Song by Tommy Dorsey and His Orchestra with Frank Sinatra and The Pied Pipers
- Published: 1942
- Songwriters: Stanley Adams; Abel Baer; George W. Meyer;

= There Are Such Things =

"There Are Such Things" is a popular song composed by Stanley Adams, Abel Baer, and George W. Meyer, published in 1942.
The first and most popular version was performed by Tommy Dorsey's orchestra with vocals by Frank Sinatra and The Pied Pipers, which reached No. 1 on the US best-selling records chart in 1942. This version hit No. 2 on the Harlem Hit Parade chart.
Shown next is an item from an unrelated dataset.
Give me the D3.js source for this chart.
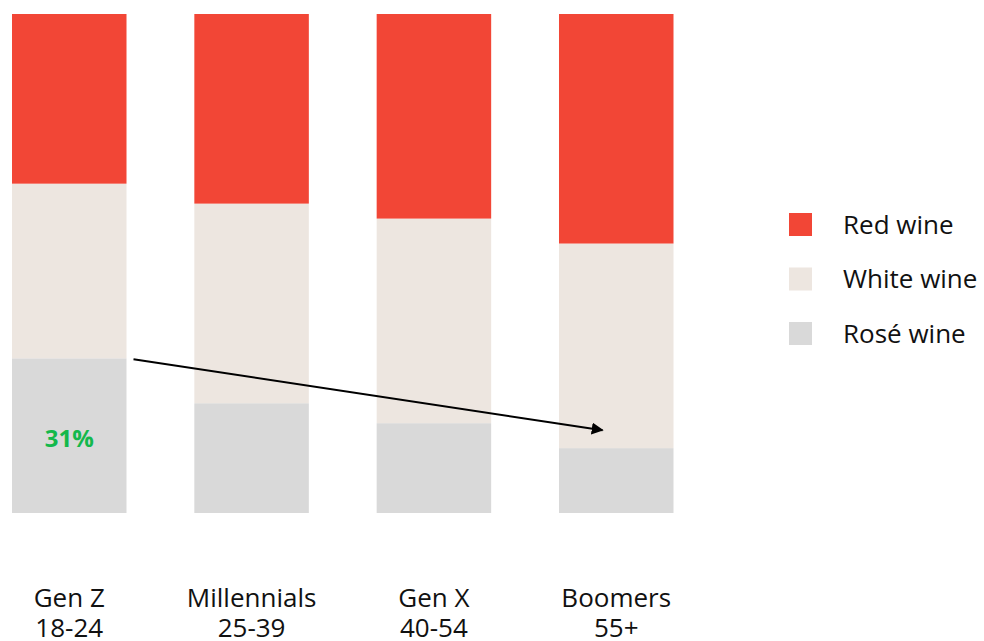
<!DOCTYPE html>
<html>
<head>
<meta charset="utf-8">
<script src="https://cdn.jsdelivr.net/npm/d3@7"></script>
<style>
  html, body { margin: 0; padding: 0; background: #ffffff; }
  svg { display: block; font-family: "Open Sans", "Noto Sans", sans-serif; }
</style>
</head>
<body>
<svg id="chart" width="984" height="641"></svg>
<script>
// Wine preference share by generation (percent of each group)
const generations = ["Gen Z", "Millennials", "Gen X", "Boomers"];
const ageRanges = ["18-24", "25-39", "40-54", "55+"];
const seriesNames = ["Rosé wine", "White wine", "Red wine"];
const roseShare = [31, 22, 18, 13];
const whiteShare = [35, 40, 41, 41];
const redShare = [34, 38, 41, 46];
const highlightLabel = "31%";

const colors = {
  "Red wine": "#f24636",
  "White wine": "#ede6e0",
  "Rosé wine": "#d9d9d9"
};

const rows = generations.map((g, i) => ({
  gen: g,
  age: ageRanges[i],
  "Rosé wine": roseShare[i],
  "White wine": whiteShare[i],
  "Red wine": redShare[i]
}));

const svg = d3.select("#chart");

const x = d3.scaleBand()
  .domain(generations)
  .range([12, 673.5])
  .paddingInner(0.372)
  .paddingOuter(0);

const y = d3.scaleLinear()
  .domain([0, 100])
  .range([513, 14]);

const stack = d3.stack().keys(seriesNames);
const layers = stack(rows);

svg.append("g")
  .selectAll("g")
  .data(layers)
  .join("g")
  .attr("fill", d => colors[d.key])
  .selectAll("rect")
  .data(d => d)
  .join("rect")
  .attr("x", d => x(d.data.gen))
  .attr("y", d => y(d[1]))
  .attr("width", x.bandwidth())
  .attr("height", d => y(d[0]) - y(d[1]));

// Category labels below the bars
const labels = svg.append("g")
  .attr("font-size", 26)
  .attr("fill", "#111")
  .attr("text-anchor", "middle");
rows.forEach(r => {
  const cx = x(r.gen) + x.bandwidth() / 2;
  labels.append("text").attr("x", cx).attr("y", 607).text(r.gen);
  labels.append("text").attr("x", cx).attr("y", 637).text(r.age);
});

// Highlighted rosé share for Gen Z
svg.append("text")
  .attr("x", x("Gen Z") + x.bandwidth() / 2)
  .attr("y", 446.5)
  .attr("text-anchor", "middle")
  .attr("font-size", 24)
  .attr("font-weight", 700)
  .attr("fill", "#14b84c")
  .text(highlightLabel);

// Trend arrow from Gen Z rosé level toward Boomers
svg.append("defs").append("marker")
  .attr("id", "arrowhead")
  .attr("viewBox", "0 0 10 10")
  .attr("refX", 9)
  .attr("refY", 5)
  .attr("markerWidth", 6)
  .attr("markerHeight", 6)
  .attr("orient", "auto")
  .append("path")
  .attr("d", "M0,0 L10,5 L0,10 Z")
  .attr("fill", "#000");

const x0 = x("Gen Z") + x.bandwidth() + 7;
const y0 = y(roseShare[0]) + 1;
const x1 = x("Boomers") + x.bandwidth() * 0.38;
const y1 = y(16.6);
svg.append("line")
  .attr("x1", x0).attr("y1", y0)
  .attr("x2", x1).attr("y2", y1)
  .attr("stroke", "#000")
  .attr("stroke-width", 2)
  .attr("marker-end", "url(#arrowhead)");

// Legend
const legendOrder = ["Red wine", "White wine", "Rosé wine"];
const legend = svg.append("g").attr("transform", "translate(789,213)");
legendOrder.forEach((name, i) => {
  const g = legend.append("g").attr("transform", `translate(0, ${i * 54.5})`);
  g.append("rect").attr("width", 23).attr("height", 23).attr("fill", colors[name]);
  g.append("text")
    .attr("x", 54)
    .attr("y", 20.5)
    .attr("font-size", 26)
    .attr("fill", "#111")
    .text(name);
});
</script>
</body>
</html>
There have been many other versions recorded since.

==Recorded versions==
- Frank Sinatra – with Tommy Dorsey & His Orchestra (1942) and on I Remember Tommy (1961)
- Count Basie – for the album Count Basie/Sarah Vaughan (1961)
- Billy Eckstine – recorded for National Records in 1948 (catalog No. 9096).
- Al Hibbler – for his album Starring Al Hibbler (1956).
- Ahmad Jamal – included in his album Cry Young (1967)
- Etta Jones – for her album Love Shout (1962)
- Al Martino – for his album This Is Al Martino (1968).
- Sonny Rollins – Work Time (1956)
- Anne Shelton
- Norman Simmons – included in the album The Art of Norman Simmons (2000).